Changes in bill on underage drinking anger lawmakers

Senator would still permit parents to serve children 3.2% alcohol

? Proponents of a bill tightening penalties for underage drinking were rethinking their position after the chief sponsor agreed to leave intact a state law that allows parents to give their children weak beer.

The amended bill was endorsed by the Senate Judiciary Committee on a voice vote Monday and moved to the Senate.

As originally proposed, the bill would have strengthened the punishment for minor drivers who drink alcohol and repealed a decades-old Kansas law that lets parents legally give their children “cereal malt beverage” — beer that is 3.2 percent or less alcohol by weight.

Kansas’ drinking age for any type of beer as well as wine and liquor is 21. Grocery stores can sell only cereal malt beverage, while liquor stores must sell strong beer.

A coalition of groups that fight underage drinking expressed disappointment that the bill’s chief sponsor, Sen. Kay O’Connor, agreed to take out the proposed repeal of the cereal malt beverage law.

O’Connor, R-Olathe, said she agreed to leave the law alone because she had not heard any complaints about it and believes parents know what is right for their children.

“I think we live in a society where parents should be trusted to make that decision,” O’Connor said.

As sent to the full Senate, the bill would lengthen the driver’s license suspensions of people convicted of underage drinking from the current 30 days for every offense to 90 days for a second conviction and one year for a third conviction.

Serving alcohol to children is illegal in Kansas and most states. But under Kansas law, weak beer isn’t considered an “alcoholic liquor.”

The distinction stems from the 1930s, when the Kansas Constitution still prohibited the manufacture, sale or consumption of alcohol.

Stephanie Neu, an education and training consultant with the Johnson County Regional Prevention Center, said proponents of the bill wanted to make it illegal for parents to serve their children weak beer. The proponents will reconsider their support in light of the amendment.

“I think some people have more of an ‘old-school’-minded thinking.

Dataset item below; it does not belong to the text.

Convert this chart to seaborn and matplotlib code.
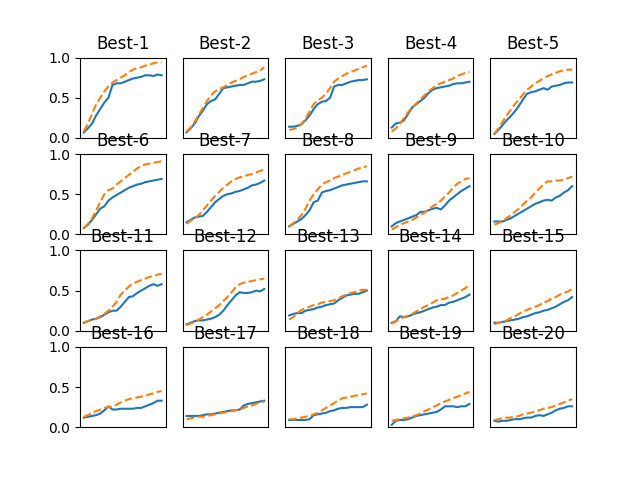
import matplotlib

matplotlib.use("Agg")
import matplotlib.pyplot as plt
import numpy as np
import seaborn as sns

titles = [f"Best-{i}" for i in range(1, 21)]
steps = np.arange(20)

# solid (blue) curves, one list per panel
solid = [
    [0.07, 0.12, 0.18, 0.28, 0.36, 0.44, 0.50, 0.66, 0.68, 0.68, 0.70, 0.72, 0.74, 0.75, 0.76, 0.78, 0.78, 0.77, 0.79, 0.78],
    [0.07, 0.12, 0.18, 0.27, 0.34, 0.42, 0.46, 0.48, 0.55, 0.62, 0.63, 0.64, 0.65, 0.66, 0.66, 0.68, 0.70, 0.70, 0.71, 0.73],
    [0.14, 0.14, 0.15, 0.17, 0.22, 0.28, 0.36, 0.42, 0.45, 0.46, 0.50, 0.64, 0.66, 0.66, 0.68, 0.70, 0.71, 0.72, 0.72, 0.73],
    [0.13, 0.18, 0.19, 0.22, 0.30, 0.38, 0.42, 0.46, 0.50, 0.56, 0.60, 0.62, 0.63, 0.64, 0.65, 0.67, 0.68, 0.68, 0.69, 0.70],
    [0.05, 0.10, 0.16, 0.22, 0.27, 0.33, 0.40, 0.48, 0.55, 0.57, 0.58, 0.60, 0.62, 0.60, 0.64, 0.65, 0.66, 0.68, 0.69, 0.69],
    [0.08, 0.12, 0.18, 0.25, 0.32, 0.35, 0.42, 0.46, 0.49, 0.52, 0.55, 0.58, 0.60, 0.62, 0.63, 0.65, 0.66, 0.67, 0.68, 0.69],
    [0.15, 0.18, 0.21, 0.22, 0.23, 0.28, 0.34, 0.40, 0.44, 0.48, 0.50, 0.51, 0.53, 0.54, 0.56, 0.58, 0.61, 0.62, 0.64, 0.67],
    [0.10, 0.13, 0.16, 0.19, 0.24, 0.30, 0.40, 0.42, 0.52, 0.54, 0.55, 0.57, 0.59, 0.61, 0.62, 0.63, 0.64, 0.65, 0.66, 0.66],
    [0.10, 0.14, 0.16, 0.18, 0.20, 0.22, 0.24, 0.28, 0.28, 0.30, 0.32, 0.33, 0.31, 0.36, 0.42, 0.46, 0.50, 0.54, 0.57, 0.60],
    [0.16, 0.16, 0.16, 0.18, 0.20, 0.23, 0.26, 0.29, 0.32, 0.35, 0.38, 0.40, 0.42, 0.43, 0.42, 0.46, 0.48, 0.52, 0.55, 0.60],
    [0.10, 0.12, 0.14, 0.15, 0.17, 0.20, 0.23, 0.25, 0.25, 0.30, 0.36, 0.42, 0.43, 0.47, 0.50, 0.53, 0.56, 0.58, 0.56, 0.58],
    [0.08, 0.10, 0.12, 0.13, 0.13, 0.14, 0.15, 0.17, 0.20, 0.25, 0.32, 0.38, 0.44, 0.48, 0.47, 0.47, 0.48, 0.50, 0.49, 0.52],
    [0.19, 0.21, 0.22, 0.22, 0.25, 0.26, 0.27, 0.29, 0.30, 0.32, 0.33, 0.34, 0.38, 0.41, 0.44, 0.45, 0.46, 0.46, 0.48, 0.50],
    [0.10, 0.12, 0.18, 0.17, 0.18, 0.20, 0.22, 0.23, 0.25, 0.27, 0.29, 0.30, 0.32, 0.32, 0.35, 0.36, 0.38, 0.40, 0.42, 0.45],
    [0.10, 0.10, 0.11, 0.12, 0.13, 0.14, 0.15, 0.17, 0.18, 0.20, 0.22, 0.23, 0.25, 0.26, 0.28, 0.30, 0.33, 0.36, 0.38, 0.42],
    [0.12, 0.13, 0.14, 0.15, 0.17, 0.21, 0.26, 0.22, 0.22, 0.23, 0.23, 0.23, 0.23, 0.24, 0.24, 0.26, 0.28, 0.30, 0.33, 0.33],
    [0.14, 0.14, 0.14, 0.14, 0.15, 0.16, 0.16, 0.17, 0.18, 0.19, 0.20, 0.21, 0.21, 0.22, 0.27, 0.29, 0.30, 0.31, 0.32, 0.33],
    [0.09, 0.09, 0.09, 0.09, 0.09, 0.10, 0.15, 0.16, 0.17, 0.18, 0.20, 0.21, 0.23, 0.24, 0.24, 0.25, 0.25, 0.25, 0.25, 0.28],
    [0.03, 0.08, 0.09, 0.09, 0.10, 0.12, 0.14, 0.15, 0.16, 0.17, 0.18, 0.19, 0.22, 0.26, 0.26, 0.26, 0.25, 0.26, 0.26, 0.29],
    [0.08, 0.07, 0.08, 0.08, 0.09, 0.10, 0.10, 0.11, 0.12, 0.12, 0.14, 0.15, 0.14, 0.16, 0.18, 0.21, 0.23, 0.24, 0.26, 0.26],
]

# dashed (orange) curves
dashed = [
    [0.08, 0.18, 0.30, 0.42, 0.50, 0.58, 0.64, 0.69, 0.72, 0.75, 0.78, 0.82, 0.85, 0.87, 0.88, 0.90, 0.91, 0.93, 0.94, 0.94],
    [0.08, 0.13, 0.20, 0.29, 0.37, 0.46, 0.53, 0.58, 0.61, 0.63, 0.66, 0.69, 0.71, 0.73, 0.76, 0.78, 0.80, 0.82, 0.84, 0.88],
    [0.10, 0.11, 0.13, 0.17, 0.24, 0.33, 0.42, 0.47, 0.50, 0.55, 0.62, 0.70, 0.74, 0.77, 0.80, 0.82, 0.84, 0.86, 0.88, 0.90],
    [0.08, 0.12, 0.18, 0.25, 0.32, 0.38, 0.43, 0.48, 0.53, 0.58, 0.62, 0.66, 0.68, 0.70, 0.72, 0.74, 0.77, 0.79, 0.81, 0.82],
    [0.05, 0.12, 0.20, 0.28, 0.35, 0.42, 0.48, 0.54, 0.60, 0.64, 0.68, 0.71, 0.74, 0.77, 0.79, 0.81, 0.83, 0.84, 0.85, 0.85],
    [0.08, 0.13, 0.20, 0.30, 0.40, 0.50, 0.55, 0.57, 0.62, 0.66, 0.70, 0.74, 0.78, 0.82, 0.85, 0.87, 0.88, 0.89, 0.90, 0.91],
    [0.13, 0.17, 0.20, 0.24, 0.30, 0.36, 0.42, 0.48, 0.53, 0.58, 0.62, 0.66, 0.69, 0.71, 0.72, 0.74, 0.75, 0.77, 0.79, 0.81],
    [0.10, 0.14, 0.18, 0.24, 0.32, 0.42, 0.50, 0.56, 0.62, 0.65, 0.67, 0.70, 0.72, 0.74, 0.76, 0.78, 0.80, 0.82, 0.83, 0.85],
    [0.06, 0.09, 0.12, 0.14, 0.16, 0.18, 0.21, 0.24, 0.27, 0.31, 0.35, 0.38, 0.42, 0.47, 0.52, 0.58, 0.63, 0.66, 0.69, 0.70],
    [0.12, 0.14, 0.17, 0.20, 0.24, 0.28, 0.32, 0.37, 0.42, 0.46, 0.52, 0.57, 0.62, 0.66, 0.66, 0.67, 0.67, 0.68, 0.70, 0.72],
    [0.10, 0.12, 0.13, 0.15, 0.18, 0.21, 0.25, 0.30, 0.36, 0.45, 0.50, 0.55, 0.59, 0.61, 0.63, 0.65, 0.67, 0.68, 0.70, 0.71],
    [0.07, 0.09, 0.11, 0.14, 0.17, 0.20, 0.24, 0.28, 0.32, 0.37, 0.42, 0.48, 0.54, 0.58, 0.60, 0.61, 0.62, 0.63, 0.64, 0.65],
    [0.14, 0.17, 0.22, 0.26, 0.28, 0.30, 0.32, 0.33, 0.35, 0.36, 0.37, 0.38, 0.40, 0.43, 0.45, 0.47, 0.48, 0.50, 0.51, 0.51],
    [0.09, 0.12, 0.15, 0.17, 0.19, 0.21, 0.24, 0.27, 0.30, 0.32, 0.35, 0.38, 0.39, 0.40, 0.42, 0.44, 0.47, 0.50, 0.53, 0.57],
    [0.08, 0.10, 0.11, 0.13, 0.16, 0.18, 0.21, 0.24, 0.26, 0.28, 0.30, 0.32, 0.35, 0.37, 0.40, 0.42, 0.45, 0.47, 0.49, 0.52],
    [0.13, 0.15, 0.18, 0.20, 0.22, 0.24, 0.25, 0.26, 0.28, 0.31, 0.33, 0.35, 0.36, 0.37, 0.38, 0.39, 0.41, 0.42, 0.44, 0.45],
    [0.10, 0.11, 0.12, 0.13, 0.13, 0.14, 0.15, 0.16, 0.17, 0.18, 0.19, 0.20, 0.21, 0.22, 0.24, 0.26, 0.27, 0.29, 0.31, 0.32],
    [0.10, 0.10, 0.11, 0.12, 0.13, 0.14, 0.16, 0.18, 0.21, 0.24, 0.27, 0.30, 0.33, 0.36, 0.37, 0.38, 0.39, 0.40, 0.41, 0.42],
    [0.08, 0.09, 0.10, 0.11, 0.12, 0.13, 0.15, 0.17, 0.20, 0.22, 0.25, 0.27, 0.30, 0.32, 0.34, 0.36, 0.38, 0.40, 0.42, 0.44],
    [0.09, 0.10, 0.11, 0.12, 0.12, 0.13, 0.14, 0.16, 0.17, 0.18, 0.20, 0.21, 0.23, 0.24, 0.25, 0.27, 0.29, 0.31, 0.33, 0.35],
]

fig, axes = plt.subplots(4, 5, figsize=(6.4, 4.8), dpi=100)

for i, ax in enumerate(axes.flat):
    sns.lineplot(x=steps, y=solid[i], ax=ax, color="C0")
    sns.lineplot(x=steps, y=dashed[i], ax=ax, color="C1", linestyle="--")
    ax.set_title(titles[i])
    ax.set_ylim(0, 1)
    ax.set_xticks([])
    if i % 5 == 0:
        ax.set_yticks([0.0, 0.5, 1.0])
    else:
        ax.set_yticks([])

plt.savefig("out.png")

They don’t want that particular right taken away from them,” Neu said.

The law’s weak beer exception sends mixed messages to children, said Kathleen Rieth, Johnson County’s director of juvenile programming for court services.

“Kids don’t understand it’s OK to do something here, and it’s not OK to do something there,” Rieth said.

O’Connor said that when the full Senate debated the bill, she would propose to amend it to make parents and adults liable for knowingly allowing underage drinking in their homes even if the minors acquired the alcoholic beverages somewhere else.